▸ **Requirements**
Word for word, quote all of the material, omitting the pictures.

▸ **Information supplied**
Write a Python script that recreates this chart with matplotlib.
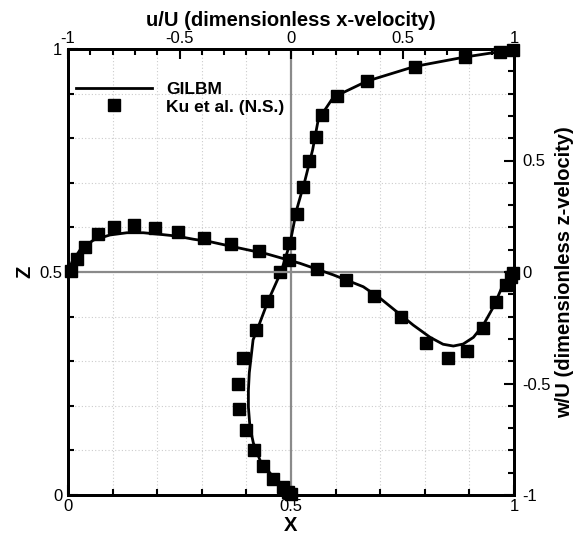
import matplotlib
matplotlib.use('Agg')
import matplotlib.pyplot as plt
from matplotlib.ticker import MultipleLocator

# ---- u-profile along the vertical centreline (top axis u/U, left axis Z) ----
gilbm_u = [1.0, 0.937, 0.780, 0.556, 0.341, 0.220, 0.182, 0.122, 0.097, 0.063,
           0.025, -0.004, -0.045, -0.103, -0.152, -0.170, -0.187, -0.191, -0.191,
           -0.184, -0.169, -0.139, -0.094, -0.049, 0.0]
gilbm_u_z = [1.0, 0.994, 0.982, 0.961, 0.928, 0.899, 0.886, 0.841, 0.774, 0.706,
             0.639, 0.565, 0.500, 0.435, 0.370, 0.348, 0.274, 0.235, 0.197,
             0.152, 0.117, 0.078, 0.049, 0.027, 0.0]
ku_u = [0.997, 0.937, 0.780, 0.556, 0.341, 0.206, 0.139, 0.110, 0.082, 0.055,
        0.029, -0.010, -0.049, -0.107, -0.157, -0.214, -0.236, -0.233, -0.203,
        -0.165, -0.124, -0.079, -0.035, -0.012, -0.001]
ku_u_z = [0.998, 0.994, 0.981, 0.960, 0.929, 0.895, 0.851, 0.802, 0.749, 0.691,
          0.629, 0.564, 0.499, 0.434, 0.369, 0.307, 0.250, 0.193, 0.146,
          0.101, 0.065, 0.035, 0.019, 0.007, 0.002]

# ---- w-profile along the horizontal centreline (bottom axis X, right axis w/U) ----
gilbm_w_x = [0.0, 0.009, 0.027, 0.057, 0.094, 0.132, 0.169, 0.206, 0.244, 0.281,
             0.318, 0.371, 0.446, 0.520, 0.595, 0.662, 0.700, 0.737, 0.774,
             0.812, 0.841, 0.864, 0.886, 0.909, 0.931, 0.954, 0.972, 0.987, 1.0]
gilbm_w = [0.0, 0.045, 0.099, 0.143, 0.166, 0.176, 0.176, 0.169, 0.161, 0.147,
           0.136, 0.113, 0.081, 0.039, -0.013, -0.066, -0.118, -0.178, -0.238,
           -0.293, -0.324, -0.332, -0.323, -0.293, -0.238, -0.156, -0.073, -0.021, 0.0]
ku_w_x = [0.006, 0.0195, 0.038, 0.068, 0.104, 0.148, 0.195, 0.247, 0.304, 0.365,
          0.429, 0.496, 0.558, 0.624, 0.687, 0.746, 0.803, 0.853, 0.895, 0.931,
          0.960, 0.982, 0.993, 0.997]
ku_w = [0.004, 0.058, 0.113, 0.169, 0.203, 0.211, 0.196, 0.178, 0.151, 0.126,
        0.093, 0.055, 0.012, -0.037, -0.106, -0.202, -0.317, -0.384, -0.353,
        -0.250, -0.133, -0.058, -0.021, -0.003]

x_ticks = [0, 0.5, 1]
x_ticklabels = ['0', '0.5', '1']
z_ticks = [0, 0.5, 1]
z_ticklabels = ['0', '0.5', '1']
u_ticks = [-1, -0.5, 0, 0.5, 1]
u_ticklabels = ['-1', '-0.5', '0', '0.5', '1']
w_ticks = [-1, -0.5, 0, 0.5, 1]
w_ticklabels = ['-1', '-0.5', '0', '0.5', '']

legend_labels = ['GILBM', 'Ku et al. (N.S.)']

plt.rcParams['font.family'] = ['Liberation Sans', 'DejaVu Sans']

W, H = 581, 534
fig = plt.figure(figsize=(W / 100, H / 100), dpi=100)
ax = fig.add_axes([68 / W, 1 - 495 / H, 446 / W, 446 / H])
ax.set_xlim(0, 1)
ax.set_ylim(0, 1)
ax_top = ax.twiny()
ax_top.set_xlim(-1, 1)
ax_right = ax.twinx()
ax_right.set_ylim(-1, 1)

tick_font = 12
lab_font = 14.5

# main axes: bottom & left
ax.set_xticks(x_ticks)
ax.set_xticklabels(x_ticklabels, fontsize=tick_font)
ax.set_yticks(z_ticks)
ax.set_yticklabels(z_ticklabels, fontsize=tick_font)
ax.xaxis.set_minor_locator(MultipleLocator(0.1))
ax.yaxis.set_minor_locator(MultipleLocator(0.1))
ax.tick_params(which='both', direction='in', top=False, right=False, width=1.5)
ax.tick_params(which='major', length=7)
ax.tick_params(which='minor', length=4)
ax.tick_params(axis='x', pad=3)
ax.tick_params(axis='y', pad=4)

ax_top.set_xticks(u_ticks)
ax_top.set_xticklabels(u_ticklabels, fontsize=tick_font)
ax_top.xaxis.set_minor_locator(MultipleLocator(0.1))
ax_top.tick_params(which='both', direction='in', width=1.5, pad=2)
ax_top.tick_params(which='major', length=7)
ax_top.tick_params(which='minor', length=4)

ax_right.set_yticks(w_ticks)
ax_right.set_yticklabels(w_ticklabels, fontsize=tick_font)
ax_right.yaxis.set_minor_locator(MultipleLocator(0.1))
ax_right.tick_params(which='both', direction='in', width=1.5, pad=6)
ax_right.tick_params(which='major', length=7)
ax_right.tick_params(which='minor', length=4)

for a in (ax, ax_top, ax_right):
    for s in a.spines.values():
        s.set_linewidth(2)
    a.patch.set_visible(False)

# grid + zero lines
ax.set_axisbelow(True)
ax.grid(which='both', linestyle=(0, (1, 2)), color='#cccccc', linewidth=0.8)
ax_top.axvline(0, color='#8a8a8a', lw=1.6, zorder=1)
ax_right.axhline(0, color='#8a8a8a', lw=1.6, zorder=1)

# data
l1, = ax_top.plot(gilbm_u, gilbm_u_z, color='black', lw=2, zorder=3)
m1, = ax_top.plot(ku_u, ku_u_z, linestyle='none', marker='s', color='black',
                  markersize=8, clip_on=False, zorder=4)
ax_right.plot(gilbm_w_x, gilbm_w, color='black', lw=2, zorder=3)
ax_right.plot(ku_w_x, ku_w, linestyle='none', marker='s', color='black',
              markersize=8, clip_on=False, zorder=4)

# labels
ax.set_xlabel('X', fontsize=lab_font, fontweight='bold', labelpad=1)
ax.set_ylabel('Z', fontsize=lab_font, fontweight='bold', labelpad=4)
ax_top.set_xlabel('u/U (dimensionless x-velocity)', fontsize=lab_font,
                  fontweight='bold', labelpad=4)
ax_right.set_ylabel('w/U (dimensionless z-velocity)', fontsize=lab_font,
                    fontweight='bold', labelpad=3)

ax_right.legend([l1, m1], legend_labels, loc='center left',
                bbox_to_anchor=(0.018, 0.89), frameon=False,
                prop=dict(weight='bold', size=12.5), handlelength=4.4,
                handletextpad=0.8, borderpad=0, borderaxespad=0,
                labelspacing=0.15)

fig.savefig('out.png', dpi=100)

▸ **Output for this task**
Write a Python script that recreates this chart with matplotlib.
import matplotlib
matplotlib.use('Agg')
import matplotlib.pyplot as plt
from matplotlib.ticker import MultipleLocator

# ---- u-profile along the vertical centreline (top axis u/U, left axis Z) ----
gilbm_u = [1.0, 0.937, 0.780, 0.556, 0.341, 0.220, 0.182, 0.122, 0.097, 0.063,
           0.025, -0.004, -0.045, -0.103, -0.152, -0.170, -0.187, -0.191, -0.191,
           -0.184, -0.169, -0.139, -0.094, -0.049, 0.0]
gilbm_u_z = [1.0, 0.994, 0.982, 0.961, 0.928, 0.899, 0.886, 0.841, 0.774, 0.706,
             0.639, 0.565, 0.500, 0.435, 0.370, 0.348, 0.274, 0.235, 0.197,
             0.152, 0.117, 0.078, 0.049, 0.027, 0.0]
ku_u = [0.997, 0.937, 0.780, 0.556, 0.341, 0.206, 0.139, 0.110, 0.082, 0.055,
        0.029, -0.010, -0.049, -0.107, -0.157, -0.214, -0.236, -0.233, -0.203,
        -0.165, -0.124, -0.079, -0.035, -0.012, -0.001]
ku_u_z = [0.998, 0.994, 0.981, 0.960, 0.929, 0.895, 0.851, 0.802, 0.749, 0.691,
          0.629, 0.564, 0.499, 0.434, 0.369, 0.307, 0.250, 0.193, 0.146,
          0.101, 0.065, 0.035, 0.019, 0.007, 0.002]

# ---- w-profile along the horizontal centreline (bottom axis X, right axis w/U) ----
gilbm_w_x = [0.0, 0.009, 0.027, 0.057, 0.094, 0.132, 0.169, 0.206, 0.244, 0.281,
             0.318, 0.371, 0.446, 0.520, 0.595, 0.662, 0.700, 0.737, 0.774,
             0.812, 0.841, 0.864, 0.886, 0.909, 0.931, 0.954, 0.972, 0.987, 1.0]
gilbm_w = [0.0, 0.045, 0.099, 0.143, 0.166, 0.176, 0.176, 0.169, 0.161, 0.147,
           0.136, 0.113, 0.081, 0.039, -0.013, -0.066, -0.118, -0.178, -0.238,
           -0.293, -0.324, -0.332, -0.323, -0.293, -0.238, -0.156, -0.073, -0.021, 0.0]
ku_w_x = [0.006, 0.0195, 0.038, 0.068, 0.104, 0.148, 0.195, 0.247, 0.304, 0.365,
          0.429, 0.496, 0.558, 0.624, 0.687, 0.746, 0.803, 0.853, 0.895, 0.931,
          0.960, 0.982, 0.993, 0.997]
ku_w = [0.004, 0.058, 0.113, 0.169, 0.203, 0.211, 0.196, 0.178, 0.151, 0.126,
        0.093, 0.055, 0.012, -0.037, -0.106, -0.202, -0.317, -0.384, -0.353,
        -0.250, -0.133, -0.058, -0.021, -0.003]

x_ticks = [0, 0.5, 1]
x_ticklabels = ['0', '0.5', '1']
z_ticks = [0, 0.5, 1]
z_ticklabels = ['0', '0.5', '1']
u_ticks = [-1, -0.5, 0, 0.5, 1]
u_ticklabels = ['-1', '-0.5', '0', '0.5', '1']
w_ticks = [-1, -0.5, 0, 0.5, 1]
w_ticklabels = ['-1', '-0.5', '0', '0.5', '']

legend_labels = ['GILBM', 'Ku et al. (N.S.)']

plt.rcParams['font.family'] = ['Liberation Sans', 'DejaVu Sans']

W, H = 581, 534
fig = plt.figure(figsize=(W / 100, H / 100), dpi=100)
ax = fig.add_axes([68 / W, 1 - 495 / H, 446 / W, 446 / H])
ax.set_xlim(0, 1)
ax.set_ylim(0, 1)
ax_top = ax.twiny()
ax_top.set_xlim(-1, 1)
ax_right = ax.twinx()
ax_right.set_ylim(-1, 1)

tick_font = 12
lab_font = 14.5

# main axes: bottom & left
ax.set_xticks(x_ticks)
ax.set_xticklabels(x_ticklabels, fontsize=tick_font)
ax.set_yticks(z_ticks)
ax.set_yticklabels(z_ticklabels, fontsize=tick_font)
ax.xaxis.set_minor_locator(MultipleLocator(0.1))
ax.yaxis.set_minor_locator(MultipleLocator(0.1))
ax.tick_params(which='both', direction='in', top=False, right=False, width=1.5)
ax.tick_params(which='major', length=7)
ax.tick_params(which='minor', length=4)
ax.tick_params(axis='x', pad=3)
ax.tick_params(axis='y', pad=4)

ax_top.set_xticks(u_ticks)
ax_top.set_xticklabels(u_ticklabels, fontsize=tick_font)
ax_top.xaxis.set_minor_locator(MultipleLocator(0.1))
ax_top.tick_params(which='both', direction='in', width=1.5, pad=2)
ax_top.tick_params(which='major', length=7)
ax_top.tick_params(which='minor', length=4)

ax_right.set_yticks(w_ticks)
ax_right.set_yticklabels(w_ticklabels, fontsize=tick_font)
ax_right.yaxis.set_minor_locator(MultipleLocator(0.1))
ax_right.tick_params(which='both', direction='in', width=1.5, pad=6)
ax_right.tick_params(which='major', length=7)
ax_right.tick_params(which='minor', length=4)

for a in (ax, ax_top, ax_right):
    for s in a.spines.values():
        s.set_linewidth(2)
    a.patch.set_visible(False)

# grid + zero lines
ax.set_axisbelow(True)
ax.grid(which='both', linestyle=(0, (1, 2)), color='#cccccc', linewidth=0.8)
ax_top.axvline(0, color='#8a8a8a', lw=1.6, zorder=1)
ax_right.axhline(0, color='#8a8a8a', lw=1.6, zorder=1)

# data
l1, = ax_top.plot(gilbm_u, gilbm_u_z, color='black', lw=2, zorder=3)
m1, = ax_top.plot(ku_u, ku_u_z, linestyle='none', marker='s', color='black',
                  markersize=8, clip_on=False, zorder=4)
ax_right.plot(gilbm_w_x, gilbm_w, color='black', lw=2, zorder=3)
ax_right.plot(ku_w_x, ku_w, linestyle='none', marker='s', color='black',
              markersize=8, clip_on=False, zorder=4)

# labels
ax.set_xlabel('X', fontsize=lab_font, fontweight='bold', labelpad=1)
ax.set_ylabel('Z', fontsize=lab_font, fontweight='bold', labelpad=4)
ax_top.set_xlabel('u/U (dimensionless x-velocity)', fontsize=lab_font,
                  fontweight='bold', labelpad=4)
ax_right.set_ylabel('w/U (dimensionless z-velocity)', fontsize=lab_font,
                    fontweight='bold', labelpad=3)

ax_right.legend([l1, m1], legend_labels, loc='center left',
                bbox_to_anchor=(0.018, 0.89), frameon=False,
                prop=dict(weight='bold', size=12.5), handlelength=4.4,
                handletextpad=0.8, borderpad=0, borderaxespad=0,
                labelspacing=0.15)

fig.savefig('out.png', dpi=100)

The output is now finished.